Security of energy supply has traditionally been understood in terms of availability: ensuring that sufficient volumes are physically present in the system. Price, in this context, was largely a reflection of scarcity. Today, however, the issue is not only whether energy is available, but under which conditions it can be accessed.
We can understand this shift in recent developments. Tensions affecting key transit routes, particularly in the Middle East, have raised concerns about energy security. Yet these concerns emerge in a context where no immediate major physical gas supply shock is observed. Volumes remain available, demand has not declined (OIES, 2026), but the system is not necessarily stable. And this reflects a more profound structural change.
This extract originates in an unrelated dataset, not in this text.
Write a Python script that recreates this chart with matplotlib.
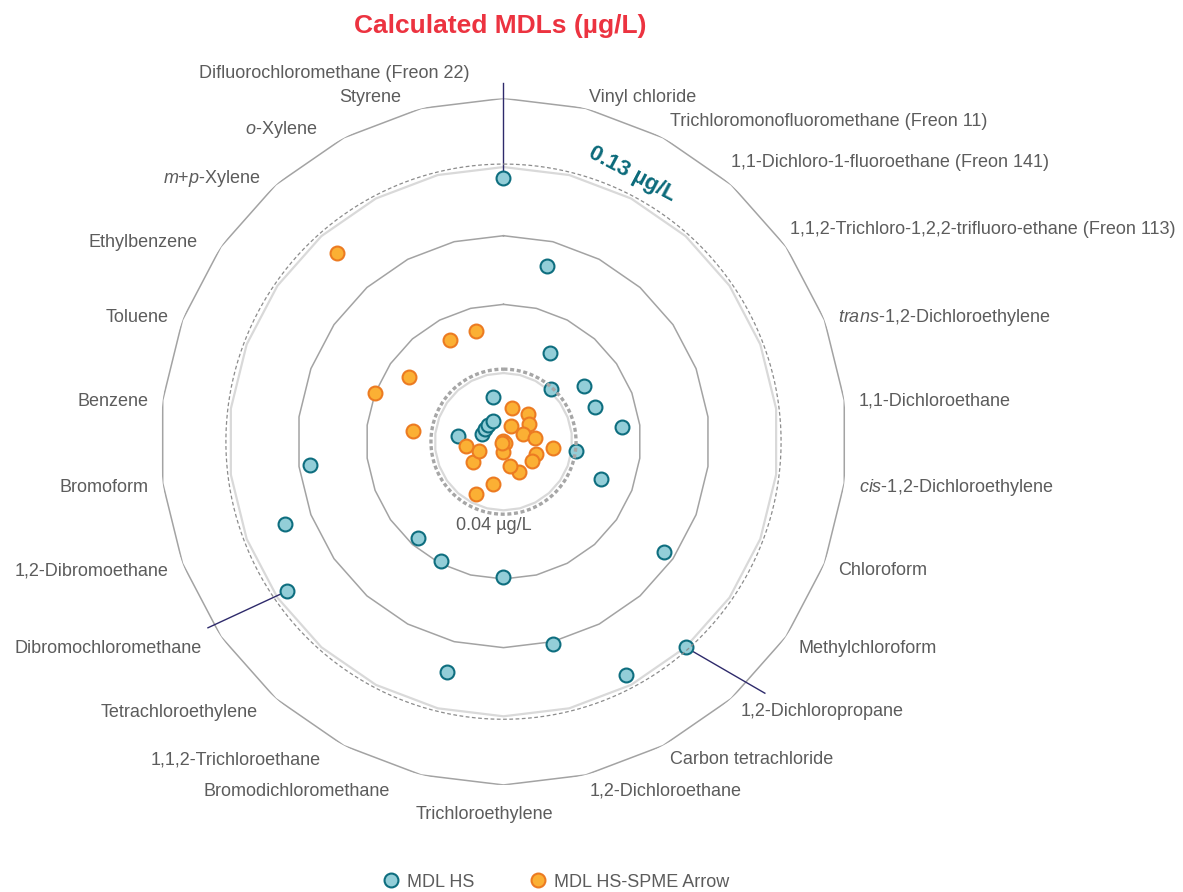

As we have argued in recent joint work, since now price shocks in Europe’s gas system are not necessarily proportional to physical disruptions (Sesini and Kneebone, 2026), Europe can face a gas crisis without a gas shortage. The reason is that vulnerability no longer sits primarily in physical supply volumes, but in the mechanisms that connect supply to demand.
As a result of policy responses to the 2022 crisis, today Europe is more deeply embedded in global gas markets, where supply is more flexible but more contested, and where access to the commodity is increasingly mediated through price, altering the nature of exposure and transforming risk from volumes to prices. In this context, volumes still matter, but they are no longer sufficient on their own: disruptions do not need to remove physical supply to generate stress. In fact, they operate through expectations, logistics and competition for marginal volumes.
This mechanism is not specific to gas but reflects dynamics across globally traded energy markets (e.g., oil markets). A significant share of flows transits through a limited number of maritime chokepoints, one of which is the Strait of Hormuz, alone accounting for about one-fifth of global oil trade (EIA, 2023). Disruptions affecting these routes do not necessarily eliminate resources, but they affect the conditions under which those resources move. Delays, rerouting or higher transport costs can quickly translate into price volatility. Price, in this context, becomes the primary transmission channel of geopolitical risk.
This has important implications for how security of supply is understood. A system may be diversified across suppliers, yet remain highly exposed to global price formation. Replacing pipeline dependence with maritime dependence shifts the location of vulnerability rather than removing it. At that point, security of supply, therefore, becomes less about the availability of volumes per se, and more about the conditions under which those volumes can be secured and priced over time.
This shift complicates policy choices. During the 2022–2023 crisis, large-scale interventions to shield consumers from high prices were justified by the magnitude of the shock. Today, in globally integrated systems, price signals are not a side effect but a coordinating mechanism. High prices attract supply; suppressed prices may divert it elsewhere.
Yet, not all forms of dependence are equivalent. When risk is mediated through prices, the structure of supply determines the degree of exposure to global volatility. Systems with a higher share of domestically controlled energy sources are structurally less exposed to external price shocks. This is not because they are insulated from global markets, but because price shocks are less likely to translate into payments to external suppliers. This distinction is not captured by simple price comparisons, but becomes critical in systems where vulnerability operates through volatility rather than physical scarcity.
Paying for imported fuels implies a continuous external financial outflow, while investing in domestic energy systems retains value within the economy. This has implications not only for how security of supply is managed, but also for how it is valued. If exposure materialises through price volatility and access under uncertainty, then security cannot be assessed solely through cost metrics such as €/MWh. To this end, systems that reduce exposure to external shocks, through diversification, storage, or domestic energy production, generate a form of value that is not fully captured in market prices. They reduce volatility, enhance system stability and retain economic activity within the system.
In that sense, security of supply should not be factored in merely as a constraint on efficiency, but as a form of system value, a social dividend, that accrues over time by reducing exposure to uncertainty and the associated cost of instability. If security was once defined by the availability of volumes and now increasingly determined by the conditions under which those volumes can be accessed and stabilised over time, it is likely to evolve further, towards a broader system dimension, where the ability to manage exposure to price volatility and uncertainty becomes a defining feature of energy system design.